Roxxmom, there were two separate, unrelated articles in this thread. Getting into the parents' private things was sophomores in California and the sex store was the younger kids in Minnesota.
About the Smitten Kitten, I looked at the site and it just didn't work for me. It says "A progressive sex toy store for everyone." No, not everyone because introducing sex toys to children is perverted. While a store owner may
want to present their store as a family friendly sex education classroom AND adult toy/ porn store, that doesn't mean people have to accept that combination. I really don't think children belong in there with all kinds of adult things they're not equipped to understand and don't need to understand yet (whether in a separate "section" or not), as well as being subjected to whatever sexually motivated adults may come into the store. A sexually oriented business is not health class and the school nurse seems to me a far more reasonable choice for that than a "trained" sex shop sales clerk.

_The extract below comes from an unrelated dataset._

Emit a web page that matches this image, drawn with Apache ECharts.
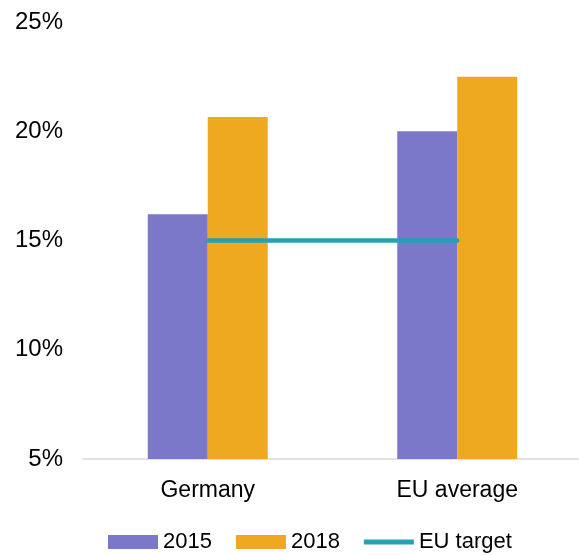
<!DOCTYPE html>
<html>
<head>
<meta charset="utf-8">
<script src="https://cdn.jsdelivr.net/npm/echarts@6/dist/echarts.min.js"></script>
<style>
  html, body { margin: 0; padding: 0; background: #fff; }
  #chart { width: 579px; height: 555px; }
</style>
</head>
<body>
<div id="chart"></div>
<script>
const categories = ['Germany', 'EU average'];
const values2015 = [16.2, 20.0];
const values2018 = [20.65, 22.5];
const euTarget = [15, 15];

const chart = echarts.init(document.getElementById('chart'));

const font = 'Liberation Sans, Arial, sans-serif';

chart.setOption({
  animation: false,
  backgroundColor: '#fff',
  grid: { left: 83, top: 22, width: 499, height: 437, containLabel: false, outerBoundsMode: 'none' },
  legend: {
    left: 108,
    top: 531,
    padding: 0,
    itemWidth: 50,
    itemHeight: 14,
    itemGap: 24,
    textStyle: { fontFamily: font, fontSize: 22, color: '#000' },
    data: [
      { name: '2015', icon: 'rect' },
      { name: '2018', icon: 'rect' },
      // thin bar in the middle of the 14px box, like the line key
      { name: 'EU target', icon: 'path://M0,4.5h50v5h-50z M0,0h0.01v14h-0.01z' }
    ]
  },
  xAxis: {
    type: 'category',
    data: categories,
    axisLine: { lineStyle: { color: '#d9d9d9', width: 1.5 } },
    axisTick: { show: false },
    axisLabel: { fontFamily: font, fontSize: 23, color: '#000', margin: 20 }
  },
  yAxis: {
    type: 'value',
    min: 5,
    max: 25,
    interval: 5,
    splitLine: { show: false },
    axisLine: { show: false },
    axisTick: { show: false },
    axisLabel: {
      fontFamily: font, fontSize: 24, color: '#000', margin: 20,
      formatter: v => v + '%'
    }
  },
  series: [
    {
      name: '2015',
      type: 'bar',
      data: values2015,
      barWidth: 60,
      barGap: '0%',
      itemStyle: { color: '#7b77c9' }
    },
    {
      name: '2018',
      type: 'bar',
      data: values2018,
      barWidth: 60,
      barGap: '0%',
      itemStyle: { color: '#efa920' }
    },
    {
      name: 'EU target',
      type: 'line',
      data: euTarget,
      symbol: 'none',
      lineStyle: { color: '#26a1b3', width: 4.5, cap: 'round' },
      itemStyle: { color: '#26a1b3' }
    }
  ]
});
</script>
</body>
</html>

And the fact is, the parents
weren't consulted, and the children
were subjected to the inappropriate things so are they just going to do whatever they want and keep saying, "Whoopsie?" From what I read, the store is laid out in such a way that that was typical and not a fluke, which they were cited for after the field trip story came out. What kind of sex educator doesn't concern themselves with parental permission slips when instructing pre-teens anyway? What is that person's qualifications to teach sex education to children? I believe in my state you have to be 18 to enter an adult toy store. I mean, a business owner may want to position themselves as a daycare and bar too but that doesn't make it an acceptable blurring of lines.
About the sophomores and parental sex toys, even if he was joking, why is a geometry teacher discussing sex toys with fifteen-year-old students?
Sex education should be based on what's age-appropriate and context-appropriate for the children, not on what an adult feels like oversharing with the children behind the parents' backs (which then leads to questions about the adult's motives). Neither of these teachers had any business doing what they did.